Sunday, February 17, 2008

Seattle screenings of "A Little Bit of So Much Truth"

If you haven't seen it, go see it!

When the people of Oaxaca decided they'd had enough of bad government,
they didn't take their story to the media...they TOOK the media!

"A tour de force of documentary filmmaking.
Brilliantly conceived and executed."
-David Barsamian, Alternative Radio

"I love this movie.
And Jill put my name in the credits!"
-Jeremy O. Simer

Special Jury Prize
International Documentary Film Festival Tres Continentes
Caracas, Venezuela



February 20th
Seattle University
7:00 PM
Wyckoff Auditorium
Engineering Building Room 200

February 25th
University of Washington
5:00 PM
Ethnic Cultural Center
3940 Brooklyn Ave. NE

In the summer of 2006, a broad-based, non-violent, popular uprising exploded in the southern Mexican state of Oaxaca. Some compared it to the Paris Commune, while others called it the first Latin American revolution of the 21st century.

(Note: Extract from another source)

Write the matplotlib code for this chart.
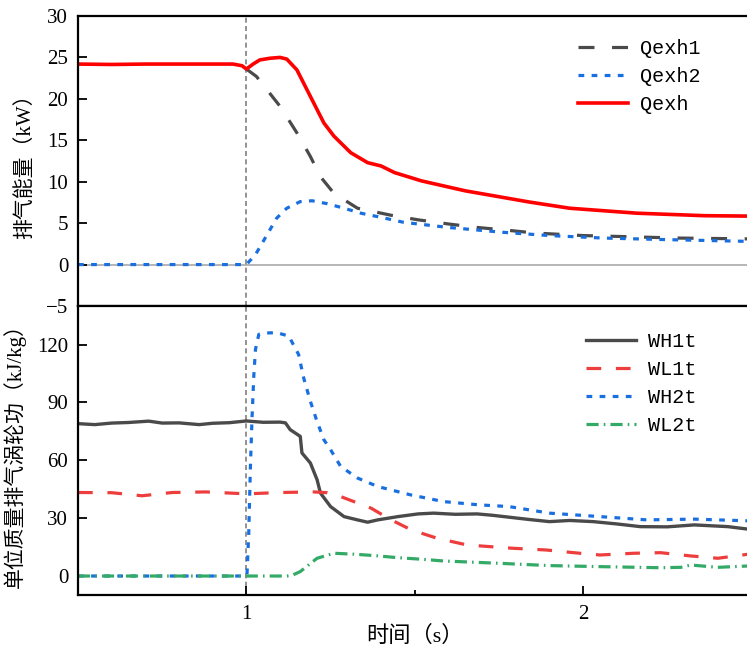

But it was the people's use of the media
that truly made history in Oaxaca.

A 90-minute documentary, A Little Bit of So Much Truth captures the unprecedented media phenomenon that emerged when tens of thousands of school teachers, housewives, indigenous communities, health workers, farmers, and students took 14 radio stations and one TV station into their own hands, using them to organize, mobilize, and ultimately defend their grassroots struggle for social, cultural, and economic justice.

From the producer of the award-winning films, This is What Democracy Looks Like and Granito de Arena, comes this intimate, breathtaking account of the revolution that WAS televised.